** Start of SOURCE DATA **
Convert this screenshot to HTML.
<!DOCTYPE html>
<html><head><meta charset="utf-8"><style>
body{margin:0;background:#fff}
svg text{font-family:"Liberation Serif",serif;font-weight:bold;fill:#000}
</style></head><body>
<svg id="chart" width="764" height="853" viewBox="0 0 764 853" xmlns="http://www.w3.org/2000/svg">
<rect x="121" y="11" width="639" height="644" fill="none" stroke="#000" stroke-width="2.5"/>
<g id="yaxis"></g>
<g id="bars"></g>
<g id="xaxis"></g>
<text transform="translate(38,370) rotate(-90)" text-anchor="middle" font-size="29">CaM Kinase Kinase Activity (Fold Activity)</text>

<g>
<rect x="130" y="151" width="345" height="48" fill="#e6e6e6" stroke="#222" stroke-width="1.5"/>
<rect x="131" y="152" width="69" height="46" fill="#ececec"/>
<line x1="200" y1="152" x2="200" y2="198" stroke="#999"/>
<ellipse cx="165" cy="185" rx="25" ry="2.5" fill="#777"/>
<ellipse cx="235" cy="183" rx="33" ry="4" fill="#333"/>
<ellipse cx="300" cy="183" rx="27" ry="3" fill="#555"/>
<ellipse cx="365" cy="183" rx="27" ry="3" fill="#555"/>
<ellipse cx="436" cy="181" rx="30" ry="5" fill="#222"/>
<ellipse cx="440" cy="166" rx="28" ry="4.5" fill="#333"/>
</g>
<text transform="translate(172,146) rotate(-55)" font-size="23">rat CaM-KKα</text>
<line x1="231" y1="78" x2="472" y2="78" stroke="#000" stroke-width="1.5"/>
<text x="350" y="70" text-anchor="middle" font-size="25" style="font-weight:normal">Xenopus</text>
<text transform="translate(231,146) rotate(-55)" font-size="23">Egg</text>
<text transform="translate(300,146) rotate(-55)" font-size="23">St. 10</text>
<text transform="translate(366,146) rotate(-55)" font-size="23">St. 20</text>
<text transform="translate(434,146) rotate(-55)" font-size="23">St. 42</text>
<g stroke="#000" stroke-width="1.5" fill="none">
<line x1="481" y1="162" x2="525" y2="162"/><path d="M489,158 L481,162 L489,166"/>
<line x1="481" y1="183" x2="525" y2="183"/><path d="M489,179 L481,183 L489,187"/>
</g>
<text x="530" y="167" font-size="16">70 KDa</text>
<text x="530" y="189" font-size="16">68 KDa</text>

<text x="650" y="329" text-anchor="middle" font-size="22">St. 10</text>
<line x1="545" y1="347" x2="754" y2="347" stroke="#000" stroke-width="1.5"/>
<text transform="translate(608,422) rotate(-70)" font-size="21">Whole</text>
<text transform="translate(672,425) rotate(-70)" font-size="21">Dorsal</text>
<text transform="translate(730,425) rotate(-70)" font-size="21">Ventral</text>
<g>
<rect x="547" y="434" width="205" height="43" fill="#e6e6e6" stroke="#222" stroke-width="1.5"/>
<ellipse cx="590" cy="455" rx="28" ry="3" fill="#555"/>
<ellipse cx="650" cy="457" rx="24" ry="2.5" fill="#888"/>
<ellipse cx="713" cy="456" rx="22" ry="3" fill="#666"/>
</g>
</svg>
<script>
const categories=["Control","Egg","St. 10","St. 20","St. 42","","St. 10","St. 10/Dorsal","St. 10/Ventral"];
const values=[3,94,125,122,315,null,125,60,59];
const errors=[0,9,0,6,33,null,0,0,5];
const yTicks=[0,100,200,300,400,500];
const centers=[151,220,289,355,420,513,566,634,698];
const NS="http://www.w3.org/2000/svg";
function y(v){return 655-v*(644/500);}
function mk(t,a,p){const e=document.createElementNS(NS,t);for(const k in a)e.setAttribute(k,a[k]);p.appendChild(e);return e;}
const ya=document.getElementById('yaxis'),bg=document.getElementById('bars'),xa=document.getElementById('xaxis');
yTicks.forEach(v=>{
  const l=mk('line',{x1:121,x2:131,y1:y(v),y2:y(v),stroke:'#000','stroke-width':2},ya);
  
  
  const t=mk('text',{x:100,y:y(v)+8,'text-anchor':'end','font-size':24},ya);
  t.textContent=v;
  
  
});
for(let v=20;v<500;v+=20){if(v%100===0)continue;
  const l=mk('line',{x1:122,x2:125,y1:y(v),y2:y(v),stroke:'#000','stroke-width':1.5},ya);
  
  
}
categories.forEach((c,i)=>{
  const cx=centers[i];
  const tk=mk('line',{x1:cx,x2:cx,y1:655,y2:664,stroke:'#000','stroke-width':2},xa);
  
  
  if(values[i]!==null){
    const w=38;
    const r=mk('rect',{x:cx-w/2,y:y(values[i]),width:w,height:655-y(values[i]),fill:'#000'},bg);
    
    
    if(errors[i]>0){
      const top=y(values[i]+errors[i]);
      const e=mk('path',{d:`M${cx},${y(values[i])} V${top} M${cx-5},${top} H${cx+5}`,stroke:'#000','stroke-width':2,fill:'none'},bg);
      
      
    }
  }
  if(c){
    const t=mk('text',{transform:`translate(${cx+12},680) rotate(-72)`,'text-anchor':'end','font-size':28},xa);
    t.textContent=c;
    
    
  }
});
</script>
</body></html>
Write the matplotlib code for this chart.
** End of SOURCE DATA **
Repeat the entries above exactly, beginning at their first line and ending with the line that contains "Activity (Fold Activity)</text>", with nothing added.

### RESPONSE TO THIS EXERCISE
Convert this screenshot to HTML.
<!DOCTYPE html>
<html><head><meta charset="utf-8"><style>
body{margin:0;background:#fff}
svg text{font-family:"Liberation Serif",serif;font-weight:bold;fill:#000}
</style></head><body>
<svg id="chart" width="764" height="853" viewBox="0 0 764 853" xmlns="http://www.w3.org/2000/svg">
<rect x="121" y="11" width="639" height="644" fill="none" stroke="#000" stroke-width="2.5"/>
<g id="yaxis"></g>
<g id="bars"></g>
<g id="xaxis"></g>
<text transform="translate(38,370) rotate(-90)" text-anchor="middle" font-size="29">CaM Kinase Kinase Activity (Fold Activity)</text>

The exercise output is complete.